Peet admitted, "I've bleached my teeth, dyed my hair, peeled and lasered my face, and tried a slew of age-defying creams," which runs counter to the concept of "aging gracefully." And while she denounced plastic surgery, Peet knowingly has "no business getting on a soapbox in front of my daughters or anyone else."
Amanda Peet wants her daughters to take after their aunt
Tommaso Boddi/Getty ImagesFor actress Amanda Peet, there are many physical qualities she's not pleased with, but she never wants to voluntarily put herself in harm's way. "My daughters would someday learn that the real reason I died was because I voluntarily checked myself into a hospital to get an elective operation that I didn't need so that I could look slightly more attractive to the three people who were paying close enough attention to notice," she wrote for Lenny Letter. Instead, she wants her daughter to look to their aunt, Peet's sister, for guidance.
"She could go on a tirade about how cosmetic surgery is a waste of precious medical resources; how our cultural obsession with beauty and self-improvement is compounded by the fact that we're living in the Age of Digital Narcissism; and how, because of this phenomenon, girls as young as nine — the age of her only daughter and my eldest — show a 'disturbing level of anxiety' about their looks," Peet wrote of her sister, who's a doctor. "She could write about all of this and it wouldn't sound patronizing or hypocritical."

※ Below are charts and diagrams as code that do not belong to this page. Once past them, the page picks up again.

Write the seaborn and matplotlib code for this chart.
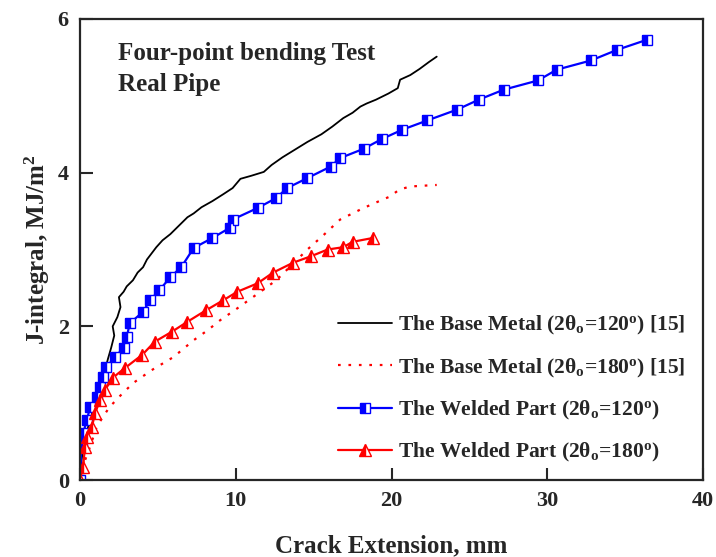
import pandas as pd
import seaborn as sns
import matplotlib.pyplot as plt

# Base metal, 2theta_o = 120 deg (solid black, ref [15])
base120_x = [0.0, 0.1, 0.2, 0.4, 0.6, 0.8, 1.0, 1.3, 1.5, 1.8, 2.0, 2.2, 2.1, 2.4, 2.6, 2.5, 2.8, 3.0,
             3.4, 3.7, 4.05, 4.3, 4.9, 5.3, 5.8, 6.3, 6.9, 7.3, 7.8, 8.5, 9.2, 9.8, 10.3, 11.0, 11.8,
             12.3, 13.0, 13.8, 14.6, 15.5, 16.2, 16.9, 17.5, 18.0, 18.4, 19.0, 19.8, 20.4, 20.55, 21.2,
             21.8, 22.4, 22.9]
base120_y = [0.0, 0.25, 0.42, 0.6, 0.75, 0.88, 1.0, 1.2, 1.35, 1.58, 1.72, 1.88, 2.0, 2.12, 2.25, 2.38,
             2.45, 2.52, 2.6, 2.7, 2.77, 2.87, 3.03, 3.12, 3.2, 3.3, 3.42, 3.47, 3.55, 3.63, 3.72, 3.8,
             3.92, 3.96, 4.01, 4.1, 4.2, 4.3, 4.4, 4.5, 4.6, 4.71, 4.78, 4.86, 4.9, 4.95, 5.03, 5.1,
             5.21, 5.27, 5.35, 5.44, 5.51]

# Base metal, 2theta_o = 180 deg (dotted red, ref [15])
base180_x = [0.0, 0.2, 0.4, 0.64, 1.07, 1.5, 1.9, 2.6, 3.4, 4.6, 6.0, 7.3, 8.2, 9.0, 10.0, 11.1, 12.6,
             13.6, 14.6, 15.7, 16.7, 17.4, 18.2, 19.1, 19.9, 20.5, 21.2, 22.0, 22.9]
base180_y = [0.0, 0.18, 0.3, 0.43, 0.69, 0.83, 0.95, 1.1, 1.26, 1.43, 1.6, 1.82, 1.95, 2.08, 2.22, 2.38,
             2.6, 2.8, 3.0, 3.2, 3.39, 3.46, 3.54, 3.62, 3.69, 3.78, 3.82, 3.83, 3.84]

# Welded part, 2theta_o = 120 deg (blue squares)
weld120_x = [0.0, 0.1, 0.2, 0.45, 0.64, 1.07, 1.3, 1.5, 1.7, 2.25, 2.8, 3.0, 3.2, 4.05, 4.5, 5.1, 5.8,
             6.5, 7.3, 8.5, 9.6, 9.8, 11.4, 12.6, 13.3, 14.6, 16.1, 16.7, 18.2, 19.4, 20.7, 22.3, 24.2,
             25.6, 27.2, 29.4, 30.6, 32.8, 34.5, 36.4]
weld120_y = [0.0, 0.48, 0.61, 0.78, 0.95, 1.08, 1.21, 1.34, 1.47, 1.6, 1.72, 1.86, 2.04, 2.19, 2.34,
             2.47, 2.64, 2.77, 3.02, 3.15, 3.28, 3.39, 3.54, 3.67, 3.8, 3.93, 4.08, 4.19, 4.31, 4.44,
             4.56, 4.68, 4.82, 4.95, 5.08, 5.2, 5.34, 5.46, 5.6, 5.73]

# Welded part, 2theta_o = 180 deg (red triangles)
weld180_x = [0.0, 0.2, 0.2, 0.2, 0.32, 0.45, 0.77, 0.96, 1.3, 1.6, 2.1, 2.9, 4.0, 4.8, 5.9, 6.9, 8.1,
             9.2, 10.1, 11.4, 12.4, 13.7, 14.8, 15.9, 16.9, 17.5, 18.8]
weld180_y = [0.0, 0.04, 0.17, 0.3, 0.43, 0.56, 0.69, 0.87, 1.04, 1.17, 1.33, 1.46, 1.63, 1.8, 1.93,
             2.06, 2.21, 2.34, 2.45, 2.56, 2.7, 2.83, 2.91, 3.0, 3.03, 3.1, 3.15]

x_ticks = [0, 10, 20, 30, 40]
y_ticks = [0, 2, 4, 6]

sns.set_style("ticks")
plt.rcParams["font.family"] = ["Liberation Serif", "DejaVu Serif"]
plt.rcParams["font.weight"] = "bold"
plt.rcParams["mathtext.fontset"] = "custom"
plt.rcParams["mathtext.rm"] = "Liberation Serif:bold"
plt.rcParams["mathtext.it"] = "Liberation Serif:bold"
plt.rcParams["mathtext.bf"] = "Liberation Serif:bold"
plt.rcParams["mathtext.default"] = "regular"

fig = plt.figure(figsize=(7.16, 5.57), dpi=100)
ax = fig.add_axes([0.1117, 0.1382, 0.8703, 0.8277])

df_b120 = pd.DataFrame({"x": base120_x, "y": base120_y})
df_b180 = pd.DataFrame({"x": base180_x, "y": base180_y})
df_w120 = pd.DataFrame({"x": weld120_x, "y": weld120_y})
df_w180 = pd.DataFrame({"x": weld180_x, "y": weld180_y})

sns.lineplot(data=df_b120, x="x", y="y", ax=ax, color="black", lw=1.3, sort=False,
             label=r"The Base Metal (2θ$_o$=120$^o$) [15]")
sns.lineplot(data=df_b180, x="x", y="y", ax=ax, color="red", lw=1.6, sort=False,
             linestyle=(0, (1.2, 3.5)), label=r"The Base Metal (2θ$_o$=180$^o$) [15]")
sns.lineplot(data=df_w120, x="x", y="y", ax=ax, color="blue", lw=1.6, sort=False,
             marker="s", markersize=7, fillstyle="left", markerfacecolor="blue",
             markerfacecoloralt="white", markeredgecolor="blue", markeredgewidth=1.0,
             label=r"The Welded Part (2θ$_o$=120$^o$)")
sns.lineplot(data=df_w180, x="x", y="y", ax=ax, color="red", lw=1.6, sort=False,
             marker="^", markersize=9, fillstyle="left", markerfacecolor="red",
             markerfacecoloralt="white", markeredgecolor="red", markeredgewidth=1.0,
             label=r"The Welded Part (2θ$_o$=180$^o$)")

ax.set_xlim(0, 40)
ax.set_ylim(0, 6)
ax.set_xticks(x_ticks)
ax.set_yticks(y_ticks)
ax.tick_params(direction="in", length=9, width=1.5, labelsize=16, pad=8,
               top=False, right=False)
for sp in ax.spines.values():
    sp.set_linewidth(1.6)

ax.set_xlabel("Crack Extension, mm", fontsize=18, fontweight="bold", labelpad=17)
ax.set_ylabel(r"J-integral, MJ/m$^2$", fontsize=18, fontweight="bold", labelpad=4)

ax.text(2.45, 5.7, "Four-point bending Test\nReal Pipe", fontsize=18, fontweight="bold",
        va="top", ha="left", linespacing=1.45)

leg = ax.legend(loc="lower right", bbox_to_anchor=(1.003, -0.008), frameon=False, fontsize=15.5,
                handlelength=2.5, labelspacing=0.9, handletextpad=0.3)

fig.savefig("out.png", dpi=100)
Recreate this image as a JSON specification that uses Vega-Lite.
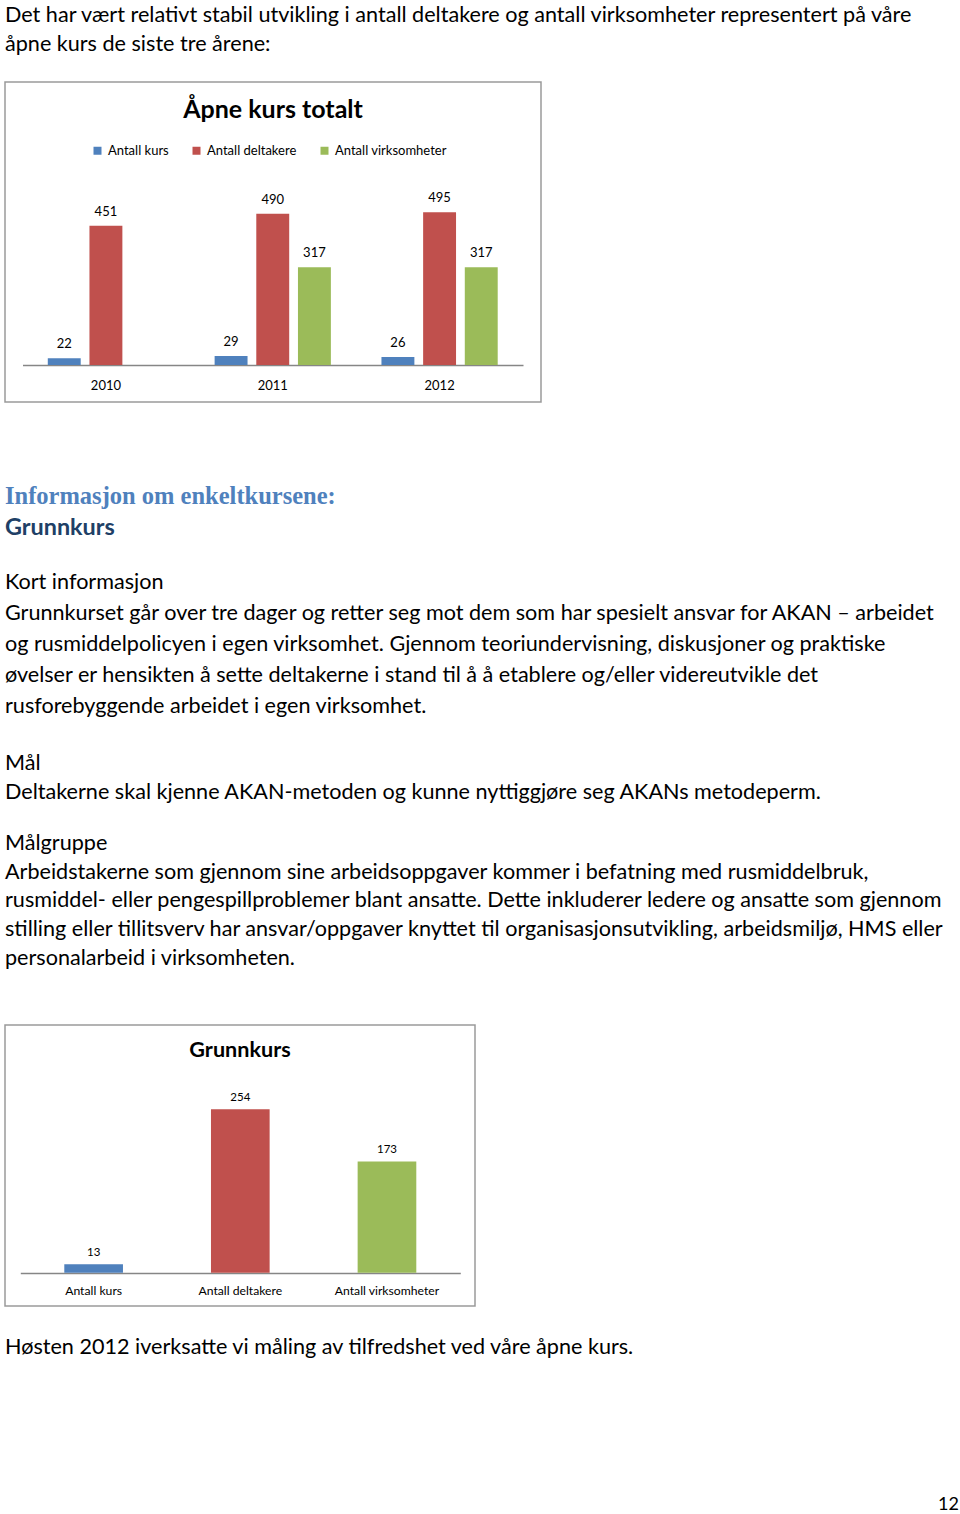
{
  "$schema": "https://vega.github.io/schema/vega-lite/v6.json",
  "background": "white",
  "padding": {"left": 4, "top": 0, "right": 0, "bottom": 0},
  "bounds": "flush",
  "spacing": 0,
  "config": {
    "font": "Lato",
    "view": {"stroke": null},
    "text": {"font": "Lato", "color": "#000000"},
    "title": {"color": "#000000"}
  },
  "datasets": {
    "tekst": [
      {"blokk": "intro", "linje": 0, "type": "brod", "tekst": "Det har vært relativt stabil utvikling i antall deltakere og antall virksomheter representert på våre"},
      {"blokk": "intro", "linje": 1, "type": "brod", "tekst": "åpne kurs de siste tre årene:"},
      {"blokk": "overskrift", "linje": 0, "type": "h2", "tekst": "Informasjon om enkeltkursene:"},
      {"blokk": "overskrift", "linje": 1, "type": "h1", "tekst": "Grunnkurs"},
      {"blokk": "kort", "linje": 0, "type": "brod", "tekst": "Kort informasjon"},
      {"blokk": "kort", "linje": 1, "type": "brod", "tekst": "Grunnkurset går over tre dager og retter seg mot dem som har spesielt ansvar for AKAN – arbeidet"},
      {"blokk": "kort", "linje": 2, "type": "brod", "tekst": "og rusmiddelpolicyen i egen virksomhet. Gjennom teoriundervisning, diskusjoner og praktiske"},
      {"blokk": "kort", "linje": 3, "type": "brod", "tekst": "øvelser er hensikten å sette deltakerne i stand til å å etablere og/eller videreutvikle det"},
      {"blokk": "kort", "linje": 4, "type": "brod", "tekst": "rusforebyggende arbeidet i egen virksomhet."},
      {"blokk": "maal", "linje": 0, "type": "brod", "tekst": "Mål"},
      {"blokk": "maal", "linje": 1, "type": "brod", "tekst": "Deltakerne skal kjenne AKAN-metoden og kunne nyttiggjøre seg AKANs metodeperm."},
      {"blokk": "maalgruppe", "linje": 0, "type": "brod", "tekst": "Målgruppe"},
      {"blokk": "maalgruppe", "linje": 1, "type": "brod", "tekst": "Arbeidstakerne som gjennom sine arbeidsoppgaver kommer i befatning med rusmiddelbruk,"},
      {"blokk": "maalgruppe", "linje": 2, "type": "brod", "tekst": "rusmiddel- eller pengespillproblemer blant ansatte. Dette inkluderer ledere og ansatte som gjennom"},
      {"blokk": "maalgruppe", "linje": 3, "type": "brod", "tekst": "stilling eller tillitsverv har ansvar/oppgaver knyttet til organisasjonsutvikling, arbeidsmiljø, HMS eller"},
      {"blokk": "maalgruppe", "linje": 4, "type": "brod", "tekst": "personalarbeid i virksomheten."},
      {"blokk": "slutt", "linje": 0, "type": "brod", "tekst": "Høsten 2012 iverksatte vi måling av tilfredshet ved våre åpne kurs."},
      {"blokk": "slutt", "linje": 1, "type": "side", "tekst": "12"}
    ],
    "totalt": [
      {"år": "2010", "serie": "Antall kurs", "verdi": 22},
      {"år": "2010", "serie": "Antall deltakere", "verdi": 451},
      {"år": "2011", "serie": "Antall kurs", "verdi": 29},
      {"år": "2011", "serie": "Antall deltakere", "verdi": 490},
      {"år": "2011", "serie": "Antall virksomheter", "verdi": 317},
      {"år": "2012", "serie": "Antall kurs", "verdi": 26},
      {"år": "2012", "serie": "Antall deltakere", "verdi": 495},
      {"år": "2012", "serie": "Antall virksomheter", "verdi": 317}
    ],
    "grunnkurs": [
      {"kategori": "Antall kurs", "verdi": 13},
      {"kategori": "Antall deltakere", "verdi": 254},
      {"kategori": "Antall virksomheter", "verdi": 173}
    ]
  },
  "vconcat": [
    {
      "width": 954, "height": 82,
      "data": {"name": "tekst"},
      "transform": [{"filter": "datum.blokk === 'intro'"}],
      "mark": {"type": "text", "align": "left", "baseline": "alphabetic", "fontSize": 21.6},
      "encoding": {
        "x": {"datum": 0, "type": "quantitative", "scale": {"domain": [0, 1]}, "axis": null},
        "y": {"field": "linje", "type": "quantitative", "scale": {"domain": [-0.7586, 2.069], "reverse": true, "nice": false, "zero": false}, "axis": null},
        "text": {"field": "tekst"}
      }
    },
    {
      "width": 536, "height": 320,
      "view": {"stroke": "#9a9a9a", "strokeWidth": 1.5},
      "data": {"name": "totalt"},
      "title": {"text": "Åpne kurs totalt", "font": "Lato", "fontSize": 25, "fontWeight": "bold", "anchor": "middle", "baseline": "alphabetic", "offset": -61},
      "encoding": {
        "x": {"field": "år", "type": "nominal", "scale": {"range": [17.5, 518], "paddingInner": 0, "paddingOuter": 0},
              "axis": {"orient": "bottom", "offset": -37, "title": null, "labelAngle": 0, "ticks": false, "tickSize": 0, "grid": false,
                       "domainColor": "#868686", "domainWidth": 1.5, "labelFont": "Lato", "labelFontSize": 13, "labelColor": "#000000",
                       "labelBaseline": "alphabetic", "labelPadding": 24}},
        "xOffset": {"field": "serie", "type": "nominal", "sort": ["Antall kurs", "Antall deltakere", "Antall virksomheter"],
                    "scale": {"domain": ["Antall kurs", "Antall deltakere", "Antall virksomheter"], "paddingInner": 0.21, "paddingOuter": 0.607}},
        "y": {"field": "verdi", "type": "quantitative", "scale": {"domain": [-119.9, 917.3]}, "axis": null}
      },
      "layer": [
        {
          "mark": {"type": "bar", "stack": null},
          "encoding": {
            "color": {"field": "serie", "type": "nominal",
                      "scale": {"domain": ["Antall kurs", "Antall deltakere", "Antall virksomheter"], "range": ["#4F81BD", "#C0504D", "#9BBB59"]},
                      "legend": {"orient": "none", "legendX": 86, "legendY": 144, "direction": "horizontal", "columns": 3, "title": null,
                                 "symbolType": "square", "symbolSize": 64, "symbolStrokeWidth": 0, "labelFont": "Lato", "labelFontSize": 13,
                                 "labelColor": "#000000", "labelOffset": 4, "columnPadding": 21, "padding": 0}}
          }
        },
        {
          "mark": {"type": "text", "baseline": "alphabetic", "dy": -10, "fontSize": 13},
          "encoding": {"text": {"field": "verdi", "type": "quantitative"}}
        }
      ]
    },
    {
      "width": 954, "height": 154,
      "data": {"name": "tekst"},
      "transform": [{"filter": "datum.blokk === 'overskrift'"}],
      "encoding": {
        "x": {"datum": 0, "type": "quantitative", "scale": {"domain": [0, 1]}, "axis": null},
        "y": {"field": "linje", "type": "quantitative", "scale": {"domain": [-3.2903, 1.6774], "reverse": true, "nice": false, "zero": false}, "axis": null},
        "text": {"field": "tekst"}
      },
      "layer": [
        {
          "transform": [{"filter": "datum.type === 'h2'"}],
          "mark": {"type": "text", "align": "left", "baseline": "alphabetic", "font": "Liberation Serif", "fontWeight": "bold", "fontSize": 24.5, "color": "#4F81BD"}
        },
        {
          "transform": [{"filter": "datum.type === 'h1'"}],
          "mark": {"type": "text", "align": "left", "baseline": "alphabetic", "font": "Lato", "fontWeight": "bold", "fontSize": 23.4, "color": "#203F66"}
        }
      ]
    },
    {
      "width": 954, "height": 180,
      "data": {"name": "tekst"},
      "transform": [{"filter": "datum.blokk === 'kort'"}],
      "mark": {"type": "text", "align": "left", "baseline": "alphabetic", "fontSize": 21.6},
      "encoding": {
        "x": {"datum": 0, "type": "quantitative", "scale": {"domain": [0, 1]}, "axis": null},
        "y": {"field": "linje", "type": "quantitative", "scale": {"domain": [-1.0645, 4.7419], "reverse": true, "nice": false, "zero": false}, "axis": null},
        "text": {"field": "tekst"}
      }
    },
    {
      "width": 954, "height": 80,
      "data": {"name": "tekst"},
      "transform": [{"filter": "datum.blokk === 'maal'"}],
      "mark": {"type": "text", "align": "left", "baseline": "alphabetic", "fontSize": 21.6},
      "encoding": {
        "x": {"datum": 0, "type": "quantitative", "scale": {"domain": [0, 1]}, "axis": null},
        "y": {"field": "linje", "type": "quantitative", "scale": {"domain": [-1.1724, 1.5862], "reverse": true, "nice": false, "zero": false}, "axis": null},
        "text": {"field": "tekst"}
      }
    },
    {
      "width": 954, "height": 209,
      "data": {"name": "tekst"},
      "transform": [{"filter": "datum.blokk === 'maalgruppe'"}],
      "mark": {"type": "text", "align": "left", "baseline": "alphabetic", "fontSize": 21.6},
      "encoding": {
        "x": {"datum": 0, "type": "quantitative", "scale": {"domain": [0, 1]}, "axis": null},
        "y": {"field": "linje", "type": "quantitative", "scale": {"domain": [-1.1826, 6.087], "reverse": true, "nice": false, "zero": false}, "axis": null},
        "text": {"field": "tekst"}
      }
    },
    {
      "width": 470, "height": 281,
      "view": {"stroke": "#9a9a9a", "strokeWidth": 1.5},
      "data": {"name": "grunnkurs"},
      "title": {"text": "Grunnkurs", "font": "Lato", "fontSize": 21.6, "fontWeight": "bold", "anchor": "middle", "baseline": "alphabetic", "offset": -54},
      "encoding": {
        "x": {"field": "kategori", "type": "nominal", "sort": ["Antall kurs", "Antall deltakere", "Antall virksomheter"],
              "scale": {"range": [15.3, 455.3], "paddingInner": 0.6, "paddingOuter": 0.3},
              "axis": {"orient": "bottom", "offset": -33, "title": null, "labelAngle": 0, "ticks": false, "tickSize": 0, "grid": false,
                       "domainColor": "#868686", "domainWidth": 1.5, "labelFont": "Lato", "labelFontSize": 12.2, "labelColor": "#000000",
                       "labelBaseline": "alphabetic", "labelPadding": 21}},
        "y": {"field": "verdi", "type": "quantitative", "scale": {"domain": [-51.8, 385.2]}, "axis": null}
      },
      "layer": [
        {
          "mark": {"type": "bar"},
          "encoding": {
            "color": {"field": "kategori", "type": "nominal",
                      "scale": {"domain": ["Antall kurs", "Antall deltakere", "Antall virksomheter"], "range": ["#4F81BD", "#C0504D", "#9BBB59"]},
                      "legend": null}
          }
        },
        {
          "mark": {"type": "text", "baseline": "alphabetic", "dy": -8.5, "fontSize": 11.5},
          "encoding": {"text": {"field": "verdi", "type": "quantitative"}}
        }
      ]
    },
    {
      "width": 954, "height": 208,
      "data": {"name": "tekst"},
      "transform": [{"filter": "datum.blokk === 'slutt'"}],
      "encoding": {
        "y": {"field": "linje", "type": "quantitative", "scale": {"domain": [-0.3077, 1.0256], "reverse": true, "nice": false, "zero": false}, "axis": null},
        "text": {"field": "tekst"}
      },
      "layer": [
        {
          "transform": [{"filter": "datum.type === 'brod'"}],
          "mark": {"type": "text", "align": "left", "baseline": "alphabetic", "fontSize": 21.6},
          "encoding": {"x": {"datum": 0, "type": "quantitative", "scale": {"domain": [0, 1]}, "axis": null}}
        },
        {
          "transform": [{"filter": "datum.type === 'side'"}],
          "mark": {"type": "text", "align": "right", "baseline": "alphabetic", "fontSize": 18},
          "encoding": {"x": {"datum": 1, "type": "quantitative", "scale": {"domain": [0, 1]}, "axis": null}}
        }
      ]
    }
  ]
}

Peet emphasized that, as part of the job, her sister helps students become doctors by making sure they are "paying attention to what really matters." And when you stop to consider that Peet's sister saw her premature gray hair as a "blessing," it sounds like she has something to teach anyone who may need to hear that perspective.
Amanda Peet wouldn't mind having this model's body as her own
Roy Rochlin/Getty ImagesAt the time Amanda Peet wrote her Lenny Letter essay, she'd recently been deemed "ineligible" for a role because she wasn't "current" enough. "The train has left the station and I'm one of those moronic stragglers running alongside with her purse caught in the door," she wrote. Of course, such rejection can negatively impact anyone's confidence. Yet while Peet explained she'd never add Botox to her beauty regimen, she'd love "boobs, a gentle six-pack and a perky butt," per a 2009 Self interview.
"If I could choose an ideal body, I'd take Gisele Bündchen's," Peet told Self. "I challenge anyone to say she wouldn't want Gisele's body, deep down. Actually, I'd take a number of people's bodies. I'd take Jennifer Aniston's, too." But as Peet confessed, she doesn't obsess over staying in shape: "To me staying healthy means doing everything in moderation. Eat a lot of greens, but in moderation. Exercise, but in moderation. Drink wine, but in moderation. Sleep as much as you can. And have people around you who are very funny."
Plus, as Peet wrote in Lenny Letter, "we're all going to get wrinkly and die" — perhaps it's time to "move in the direction of acceptance about that." After all, she added, "it's like what they teach you in driving school: if your car skids, turn the wheels right into it. It's counterintuitive, but don't fight the slide." Just go with it.